WHAT TO PRODUCE. Nothing should be output except the lines from the one containing "Write the Apache ECharts code for this chart." through the one containing "let myChart = echarts.init(document.getElementById('chart'))", both ends included, each repeated exactly.

========

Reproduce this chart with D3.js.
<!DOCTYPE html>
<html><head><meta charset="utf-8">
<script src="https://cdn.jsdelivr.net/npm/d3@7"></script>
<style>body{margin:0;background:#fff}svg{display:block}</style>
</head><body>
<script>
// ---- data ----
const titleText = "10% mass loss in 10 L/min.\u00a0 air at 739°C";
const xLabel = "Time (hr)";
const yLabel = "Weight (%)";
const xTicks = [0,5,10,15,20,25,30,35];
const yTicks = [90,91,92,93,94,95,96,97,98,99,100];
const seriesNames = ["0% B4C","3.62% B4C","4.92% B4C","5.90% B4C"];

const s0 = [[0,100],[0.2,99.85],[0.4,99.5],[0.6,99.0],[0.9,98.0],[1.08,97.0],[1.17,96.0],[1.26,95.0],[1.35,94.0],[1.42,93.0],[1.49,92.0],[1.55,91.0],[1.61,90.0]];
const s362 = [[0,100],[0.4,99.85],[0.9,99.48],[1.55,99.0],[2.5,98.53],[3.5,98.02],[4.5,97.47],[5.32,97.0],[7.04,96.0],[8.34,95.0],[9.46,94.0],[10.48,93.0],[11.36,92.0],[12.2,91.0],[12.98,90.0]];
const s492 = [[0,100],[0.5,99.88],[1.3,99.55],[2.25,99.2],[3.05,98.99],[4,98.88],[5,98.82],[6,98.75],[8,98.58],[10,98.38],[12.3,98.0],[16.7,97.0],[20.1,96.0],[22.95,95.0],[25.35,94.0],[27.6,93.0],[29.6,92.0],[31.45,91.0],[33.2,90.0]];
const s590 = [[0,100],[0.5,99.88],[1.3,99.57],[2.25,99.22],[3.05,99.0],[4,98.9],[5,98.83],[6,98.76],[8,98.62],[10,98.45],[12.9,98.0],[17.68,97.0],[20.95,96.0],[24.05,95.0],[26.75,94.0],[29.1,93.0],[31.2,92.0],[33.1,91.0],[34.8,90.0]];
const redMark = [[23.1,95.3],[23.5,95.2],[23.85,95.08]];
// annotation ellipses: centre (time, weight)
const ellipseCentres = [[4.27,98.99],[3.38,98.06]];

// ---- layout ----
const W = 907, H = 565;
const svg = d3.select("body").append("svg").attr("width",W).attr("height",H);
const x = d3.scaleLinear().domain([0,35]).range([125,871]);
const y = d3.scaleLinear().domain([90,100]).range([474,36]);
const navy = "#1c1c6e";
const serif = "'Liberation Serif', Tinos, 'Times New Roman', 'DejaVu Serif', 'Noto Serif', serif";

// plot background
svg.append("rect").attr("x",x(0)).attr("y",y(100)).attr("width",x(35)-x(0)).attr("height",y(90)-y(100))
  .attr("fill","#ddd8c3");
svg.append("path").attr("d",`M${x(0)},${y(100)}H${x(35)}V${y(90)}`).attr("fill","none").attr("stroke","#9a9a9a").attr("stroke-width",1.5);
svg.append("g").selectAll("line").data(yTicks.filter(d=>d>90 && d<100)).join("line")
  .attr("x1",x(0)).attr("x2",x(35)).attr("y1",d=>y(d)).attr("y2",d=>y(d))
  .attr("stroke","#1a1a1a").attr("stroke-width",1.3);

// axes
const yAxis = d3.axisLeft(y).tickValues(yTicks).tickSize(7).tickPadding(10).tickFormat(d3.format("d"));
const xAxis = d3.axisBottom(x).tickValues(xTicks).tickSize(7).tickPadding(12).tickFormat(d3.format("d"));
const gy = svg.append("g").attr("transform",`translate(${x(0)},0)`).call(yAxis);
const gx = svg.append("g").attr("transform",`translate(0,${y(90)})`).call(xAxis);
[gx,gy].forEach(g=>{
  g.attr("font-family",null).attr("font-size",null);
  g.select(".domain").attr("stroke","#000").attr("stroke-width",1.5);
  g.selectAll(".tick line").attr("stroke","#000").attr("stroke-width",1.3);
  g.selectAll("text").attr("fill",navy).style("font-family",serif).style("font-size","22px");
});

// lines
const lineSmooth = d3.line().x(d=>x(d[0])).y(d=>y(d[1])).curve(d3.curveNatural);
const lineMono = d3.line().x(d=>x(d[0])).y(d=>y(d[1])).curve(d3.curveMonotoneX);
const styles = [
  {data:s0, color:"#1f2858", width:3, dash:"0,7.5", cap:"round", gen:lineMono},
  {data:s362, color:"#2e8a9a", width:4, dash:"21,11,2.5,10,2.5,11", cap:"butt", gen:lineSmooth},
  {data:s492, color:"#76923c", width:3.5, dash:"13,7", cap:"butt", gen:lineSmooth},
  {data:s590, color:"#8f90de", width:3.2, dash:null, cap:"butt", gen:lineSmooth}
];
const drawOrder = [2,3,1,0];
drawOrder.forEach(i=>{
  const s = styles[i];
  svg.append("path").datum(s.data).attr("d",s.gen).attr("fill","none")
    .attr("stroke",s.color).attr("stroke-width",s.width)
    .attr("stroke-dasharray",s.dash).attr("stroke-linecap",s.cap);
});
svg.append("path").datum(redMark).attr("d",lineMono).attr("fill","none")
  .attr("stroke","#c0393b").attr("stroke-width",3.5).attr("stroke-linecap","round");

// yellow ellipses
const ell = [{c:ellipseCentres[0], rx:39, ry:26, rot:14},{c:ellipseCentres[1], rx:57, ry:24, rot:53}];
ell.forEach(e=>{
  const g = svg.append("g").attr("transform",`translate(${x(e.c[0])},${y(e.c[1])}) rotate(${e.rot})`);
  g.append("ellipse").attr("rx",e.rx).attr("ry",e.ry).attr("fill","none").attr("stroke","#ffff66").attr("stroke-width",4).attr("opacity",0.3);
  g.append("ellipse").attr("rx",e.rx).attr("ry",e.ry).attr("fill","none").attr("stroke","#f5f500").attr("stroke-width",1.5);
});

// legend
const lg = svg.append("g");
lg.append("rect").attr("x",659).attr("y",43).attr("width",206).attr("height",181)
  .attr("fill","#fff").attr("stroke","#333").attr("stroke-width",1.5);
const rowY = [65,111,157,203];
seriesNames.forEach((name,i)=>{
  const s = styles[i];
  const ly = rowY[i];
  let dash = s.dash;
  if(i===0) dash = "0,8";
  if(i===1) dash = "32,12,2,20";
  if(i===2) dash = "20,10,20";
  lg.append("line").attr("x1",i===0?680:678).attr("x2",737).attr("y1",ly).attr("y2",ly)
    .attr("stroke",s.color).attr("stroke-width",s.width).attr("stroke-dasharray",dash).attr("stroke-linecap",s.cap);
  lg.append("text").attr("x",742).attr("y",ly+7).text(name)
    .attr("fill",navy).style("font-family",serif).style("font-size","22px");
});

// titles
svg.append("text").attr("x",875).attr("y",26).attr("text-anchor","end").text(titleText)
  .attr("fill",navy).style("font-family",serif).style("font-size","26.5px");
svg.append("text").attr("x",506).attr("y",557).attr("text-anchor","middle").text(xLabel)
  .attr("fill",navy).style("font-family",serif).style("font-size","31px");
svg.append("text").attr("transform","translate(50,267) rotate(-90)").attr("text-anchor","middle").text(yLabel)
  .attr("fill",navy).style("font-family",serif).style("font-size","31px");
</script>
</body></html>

========

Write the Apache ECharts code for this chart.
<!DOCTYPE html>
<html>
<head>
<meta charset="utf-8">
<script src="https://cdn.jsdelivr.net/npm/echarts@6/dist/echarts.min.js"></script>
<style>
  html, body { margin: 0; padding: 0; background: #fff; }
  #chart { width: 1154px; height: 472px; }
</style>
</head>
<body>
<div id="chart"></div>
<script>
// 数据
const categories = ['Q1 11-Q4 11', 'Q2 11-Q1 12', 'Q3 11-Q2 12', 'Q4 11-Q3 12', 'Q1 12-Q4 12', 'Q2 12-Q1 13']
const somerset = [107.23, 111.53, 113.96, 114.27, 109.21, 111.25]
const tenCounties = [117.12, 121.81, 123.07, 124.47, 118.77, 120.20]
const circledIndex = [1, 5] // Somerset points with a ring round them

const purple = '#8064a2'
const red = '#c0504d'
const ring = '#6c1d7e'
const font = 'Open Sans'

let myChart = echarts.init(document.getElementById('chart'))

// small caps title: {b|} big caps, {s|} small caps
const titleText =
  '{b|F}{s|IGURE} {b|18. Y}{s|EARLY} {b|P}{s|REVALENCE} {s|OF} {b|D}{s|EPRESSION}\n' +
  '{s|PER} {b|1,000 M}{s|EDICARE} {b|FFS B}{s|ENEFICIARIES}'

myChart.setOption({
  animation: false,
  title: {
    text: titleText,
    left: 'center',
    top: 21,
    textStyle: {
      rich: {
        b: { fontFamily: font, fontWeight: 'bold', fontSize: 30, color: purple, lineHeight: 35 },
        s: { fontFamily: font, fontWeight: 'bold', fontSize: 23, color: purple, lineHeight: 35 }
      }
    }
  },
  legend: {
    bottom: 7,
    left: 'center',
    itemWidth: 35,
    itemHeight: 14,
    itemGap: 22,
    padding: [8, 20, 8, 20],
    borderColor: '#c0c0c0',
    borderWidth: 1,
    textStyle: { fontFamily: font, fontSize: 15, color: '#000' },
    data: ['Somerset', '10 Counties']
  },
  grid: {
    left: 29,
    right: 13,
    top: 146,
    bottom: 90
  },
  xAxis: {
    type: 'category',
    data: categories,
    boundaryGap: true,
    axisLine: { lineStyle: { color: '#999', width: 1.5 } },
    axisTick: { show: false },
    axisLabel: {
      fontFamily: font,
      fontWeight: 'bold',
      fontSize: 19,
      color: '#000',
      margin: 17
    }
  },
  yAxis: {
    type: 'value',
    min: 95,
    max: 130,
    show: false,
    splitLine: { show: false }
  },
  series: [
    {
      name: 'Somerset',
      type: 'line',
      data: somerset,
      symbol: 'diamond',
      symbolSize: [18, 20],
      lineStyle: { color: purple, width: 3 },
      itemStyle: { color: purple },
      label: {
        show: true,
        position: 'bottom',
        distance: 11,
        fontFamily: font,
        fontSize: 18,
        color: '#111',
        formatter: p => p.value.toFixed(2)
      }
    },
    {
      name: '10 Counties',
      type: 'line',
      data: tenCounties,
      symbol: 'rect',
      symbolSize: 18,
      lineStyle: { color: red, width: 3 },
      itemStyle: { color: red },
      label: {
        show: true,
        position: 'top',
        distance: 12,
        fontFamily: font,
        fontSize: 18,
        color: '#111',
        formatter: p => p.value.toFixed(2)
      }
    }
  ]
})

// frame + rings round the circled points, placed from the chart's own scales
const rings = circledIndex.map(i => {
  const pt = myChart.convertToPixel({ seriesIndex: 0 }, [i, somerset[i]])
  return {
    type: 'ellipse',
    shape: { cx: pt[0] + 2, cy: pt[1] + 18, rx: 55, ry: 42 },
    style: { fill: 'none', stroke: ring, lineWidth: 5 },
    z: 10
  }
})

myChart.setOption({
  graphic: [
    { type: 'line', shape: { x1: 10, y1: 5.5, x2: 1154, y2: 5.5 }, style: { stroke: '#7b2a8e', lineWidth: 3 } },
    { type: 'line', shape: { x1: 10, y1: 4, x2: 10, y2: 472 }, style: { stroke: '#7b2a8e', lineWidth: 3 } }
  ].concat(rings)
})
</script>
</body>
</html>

========

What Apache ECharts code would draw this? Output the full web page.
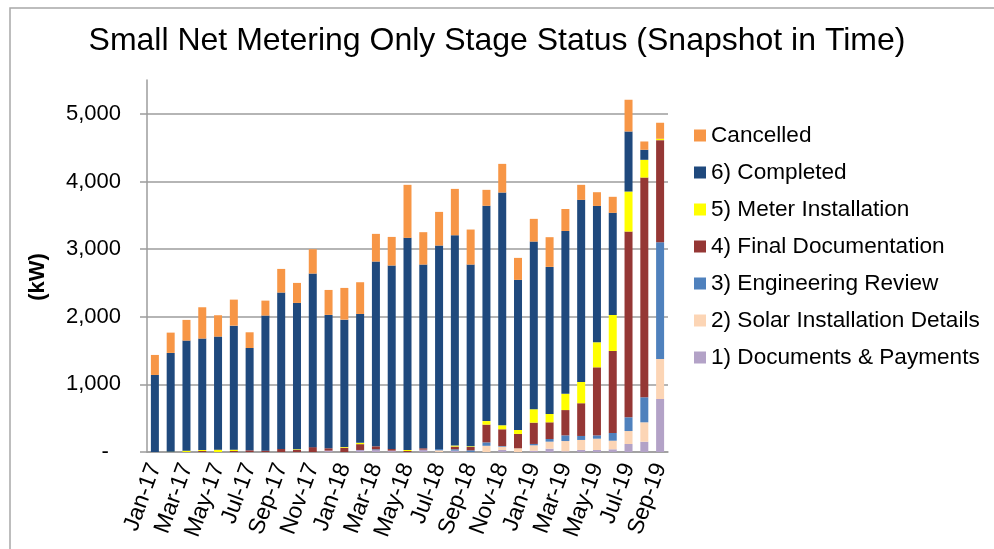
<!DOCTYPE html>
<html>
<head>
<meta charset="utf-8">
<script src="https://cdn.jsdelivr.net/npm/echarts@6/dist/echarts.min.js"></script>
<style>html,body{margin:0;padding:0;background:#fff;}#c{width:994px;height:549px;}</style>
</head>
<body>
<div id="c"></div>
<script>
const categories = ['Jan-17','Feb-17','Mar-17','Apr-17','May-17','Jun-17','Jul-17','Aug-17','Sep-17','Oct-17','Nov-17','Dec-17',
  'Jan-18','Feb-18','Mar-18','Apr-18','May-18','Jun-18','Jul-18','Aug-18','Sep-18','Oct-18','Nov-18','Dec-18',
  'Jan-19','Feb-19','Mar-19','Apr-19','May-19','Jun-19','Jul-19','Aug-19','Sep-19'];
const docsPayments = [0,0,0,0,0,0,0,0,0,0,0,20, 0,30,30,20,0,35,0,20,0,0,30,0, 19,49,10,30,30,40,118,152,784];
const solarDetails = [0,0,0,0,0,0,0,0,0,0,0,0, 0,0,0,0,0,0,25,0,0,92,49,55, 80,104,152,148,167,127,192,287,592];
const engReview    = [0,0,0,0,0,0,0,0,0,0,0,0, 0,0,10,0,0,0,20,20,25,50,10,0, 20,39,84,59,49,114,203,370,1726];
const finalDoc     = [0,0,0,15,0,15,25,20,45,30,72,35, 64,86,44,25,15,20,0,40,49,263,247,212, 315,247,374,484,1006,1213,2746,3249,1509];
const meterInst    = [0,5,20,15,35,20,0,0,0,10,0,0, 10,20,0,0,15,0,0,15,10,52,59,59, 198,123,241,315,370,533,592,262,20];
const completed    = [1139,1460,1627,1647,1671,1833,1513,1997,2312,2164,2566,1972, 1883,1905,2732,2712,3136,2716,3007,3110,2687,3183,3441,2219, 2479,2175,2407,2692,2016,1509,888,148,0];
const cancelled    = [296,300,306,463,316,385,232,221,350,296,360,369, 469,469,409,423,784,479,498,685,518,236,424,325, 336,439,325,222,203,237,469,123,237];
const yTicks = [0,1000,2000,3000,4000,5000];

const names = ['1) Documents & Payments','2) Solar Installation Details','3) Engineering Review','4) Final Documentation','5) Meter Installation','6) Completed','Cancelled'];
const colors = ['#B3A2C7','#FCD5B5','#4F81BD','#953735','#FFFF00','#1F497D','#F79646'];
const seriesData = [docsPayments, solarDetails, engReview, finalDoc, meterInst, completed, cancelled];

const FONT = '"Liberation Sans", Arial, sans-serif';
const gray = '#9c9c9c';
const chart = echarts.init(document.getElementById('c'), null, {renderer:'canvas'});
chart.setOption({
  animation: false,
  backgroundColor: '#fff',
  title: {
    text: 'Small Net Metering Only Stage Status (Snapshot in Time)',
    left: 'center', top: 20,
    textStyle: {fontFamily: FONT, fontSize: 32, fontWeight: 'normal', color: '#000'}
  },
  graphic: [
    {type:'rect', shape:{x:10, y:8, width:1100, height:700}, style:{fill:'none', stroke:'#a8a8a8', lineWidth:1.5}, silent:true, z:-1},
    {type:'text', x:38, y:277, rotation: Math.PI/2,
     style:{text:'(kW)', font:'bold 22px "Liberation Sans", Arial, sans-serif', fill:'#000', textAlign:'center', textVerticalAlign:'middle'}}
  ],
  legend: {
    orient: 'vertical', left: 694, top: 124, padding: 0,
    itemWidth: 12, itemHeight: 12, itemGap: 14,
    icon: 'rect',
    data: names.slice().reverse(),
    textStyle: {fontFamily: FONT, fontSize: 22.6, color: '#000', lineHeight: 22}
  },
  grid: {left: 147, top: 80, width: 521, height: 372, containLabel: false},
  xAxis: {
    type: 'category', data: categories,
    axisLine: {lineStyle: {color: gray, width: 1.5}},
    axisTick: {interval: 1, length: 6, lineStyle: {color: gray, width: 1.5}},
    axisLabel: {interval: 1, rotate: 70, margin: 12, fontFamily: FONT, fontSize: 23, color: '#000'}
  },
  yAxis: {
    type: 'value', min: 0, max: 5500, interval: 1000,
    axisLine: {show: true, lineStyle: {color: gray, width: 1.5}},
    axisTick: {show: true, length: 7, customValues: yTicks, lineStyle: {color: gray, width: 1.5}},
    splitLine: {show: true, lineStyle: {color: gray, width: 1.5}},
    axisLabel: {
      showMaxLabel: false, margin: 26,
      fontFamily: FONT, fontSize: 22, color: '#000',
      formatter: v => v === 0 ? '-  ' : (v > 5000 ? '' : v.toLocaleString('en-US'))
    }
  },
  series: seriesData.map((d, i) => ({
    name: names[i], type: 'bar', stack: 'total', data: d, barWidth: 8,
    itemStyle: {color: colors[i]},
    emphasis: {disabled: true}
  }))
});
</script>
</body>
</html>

========

COMPLETE RESPONSE.
Write the Apache ECharts code for this chart.
<!DOCTYPE html>
<html>
<head>
<meta charset="utf-8">
<script src="https://cdn.jsdelivr.net/npm/echarts@6/dist/echarts.min.js"></script>
<style>
  html, body { margin: 0; padding: 0; background: #fff; }
  #chart { width: 1154px; height: 472px; }
</style>
</head>
<body>
<div id="chart"></div>
<script>
// 数据
const categories = ['Q1 11-Q4 11', 'Q2 11-Q1 12', 'Q3 11-Q2 12', 'Q4 11-Q3 12', 'Q1 12-Q4 12', 'Q2 12-Q1 13']
const somerset = [107.23, 111.53, 113.96, 114.27, 109.21, 111.25]
const tenCounties = [117.12, 121.81, 123.07, 124.47, 118.77, 120.20]
const circledIndex = [1, 5] // Somerset points with a ring round them

const purple = '#8064a2'
const red = '#c0504d'
const ring = '#6c1d7e'
const font = 'Open Sans'

let myChart = echarts.init(document.getElementById('chart'))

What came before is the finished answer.